Guest Post, David Klose: Poetry on the 16th Hole

The Waste Management Open (still referred to as the Phoenix Open by most people) is not about golf. The people I talked to never talked about golf, except for one couple who wondered if anybody famous was playing. The day I went was the day of the Pro Am and it was Emmet Smith and Randy Johnson and some other non pro-golfers playing. I guess Bill Murray had played there once before and someone told me that Tiger Woods never plays the Open anymore because he had been heckled by an onlooker, someone yelling racial slurs. The day before I was at the open two people were kicked out for spitting on a member of the National Guard.

Phoenix Open

People trade passes to get into exclusive blocked off parties. Each party is at or near a certain hole. Everyone wants the 16th hole. The wildest hole in golf where drunks toss things at the course, where people throw punches, do body shots, dance on tables and everyone, everyone, wants at least one more round. People moan about the loss of the infamous caddie races, about how hard it is now to get tickets to the Bird’s Nest, the night club which opens early evening and closes after three a.m. There were four thousand DUIs last year as a result of the drinking at the Phoenix Open.

It isn’t all bad. This is just the logical end result of what happens when thousands of people meet in one area and drink and interact.

This was my first time at the Phoenix Open, and it made me think of other events I’ve attended. I thought of how I saw Kanye West at U.S. Airways, or how I celebrated the 4th of July at Chase Field, or the time I spoke broken German through the city of Munich on its Birthday Party years ago during my Summer vacation.

Then I remembered the first time I won an Award for Creative Writing. I placed third in a community college competition. I still won a decent amount of money for bronze. The Awards Ceremony took place in a large room at the top of the library. The people in the audience as I read my poem were made up of the judges, of creative writing faculty, of creative writing students who were interested and those were in desperate need of extra credit. After I read, no one talked really but golf clapped as I walked back to my seat. It was a standard reading, which isn’t a good thing. For after-ceremony snacks, they served brownies and lemonade.
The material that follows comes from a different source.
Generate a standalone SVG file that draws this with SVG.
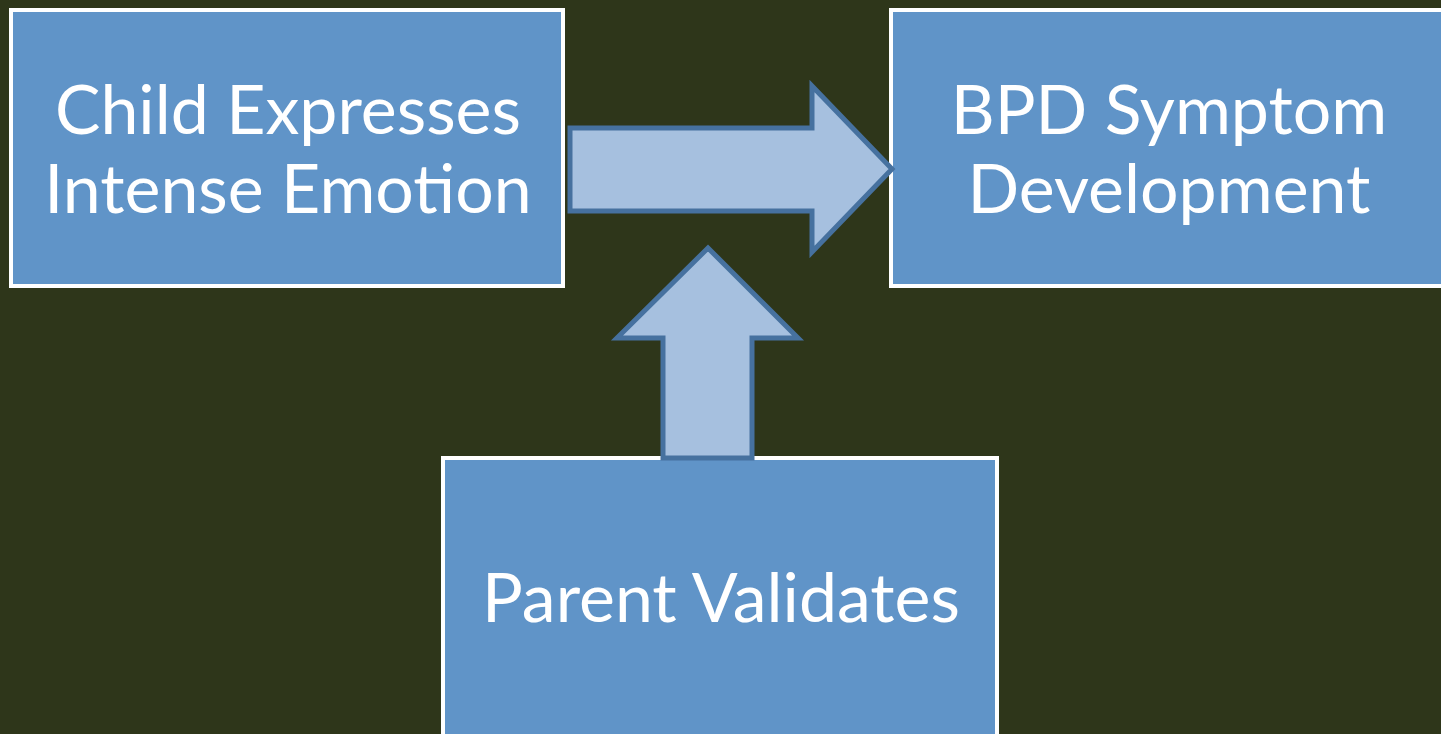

I have been to a few other literary events after that one. Usually I dread going to a reading, especially if it is an author whose work I love, because I often don’t like the actual voice of the author compared to the voice I had created in my mind. I had seen two married poets read in that same library room at the college, a year or so later. I placed in the same Award contest again, this time coming out on first in two categories. I remembered to bring Tupperware with me, to take home the left over brownies. I had gone to Changing Hands before, too. I saw Benjamin Hale read from his first novel The Evolution of Bruno Littlemore. It was the first reading I really enjoyed, because the author was more of an actor than a reader. It was one of those readings where you just wanted to start talking to the writer, where you just wanted to go up to him and ask him anything. I was once at a coffee shop on its Open Poetry Mic Night and drank my espresso, my poems pulled up on my phone, waiting for someone to go up to the mic and read first. No one did and I went home before finishing my drink.

At the Open my first drink was a gin and tonic and my brother got a beer. It was just about to hit 11:30.

“You have somewhere you have to be today?” he asked.

“Not really. It’s my day off, but I thought about going in to work. And there’s a reading tonight at a bookstore that I may go to for school.”

“Who’s reading?”

“I don’t know. A poet, I guess” I said.

It was the Alberto Rios reading at Changing Hands Bookstore. I didn’t know at the time that he had been named Arizona’s first Poet Laureate and that this was a small celebration in his honor.

The poetry of Alberto Rios is literal. Not so much the kind of poetry I was used to reading, where a tree becomes a metaphor for the way your father used to beat you. It was more a Garrison Keillor-like story told with funny formatting but without the Lutherans. It is dipped in politics and accompanied by the voice of someone who is not impressed with tricks or gimmicks. His poetry was enjoyable, and his conversations with the audience were fantastic. A really great reading, I think, is one where you almost want to tell the poet to close his book and come down and join the crowd.

It isn’t that the golf at the Phoenix Open, like the reading at Changing Hands, doesn’t matter. It is golf that got people to show up, but something more was needed to make people stay. The poetry needs to be there, in all its incarnations, between and around the people as they move closer and closer together. The poetry was there at Changing Hands, too, even after he finished and looked up at the small audience and smiled.

As strange as their juxtaposition was, I’m glad I got to experience two, if very different, rich Arizona traditions.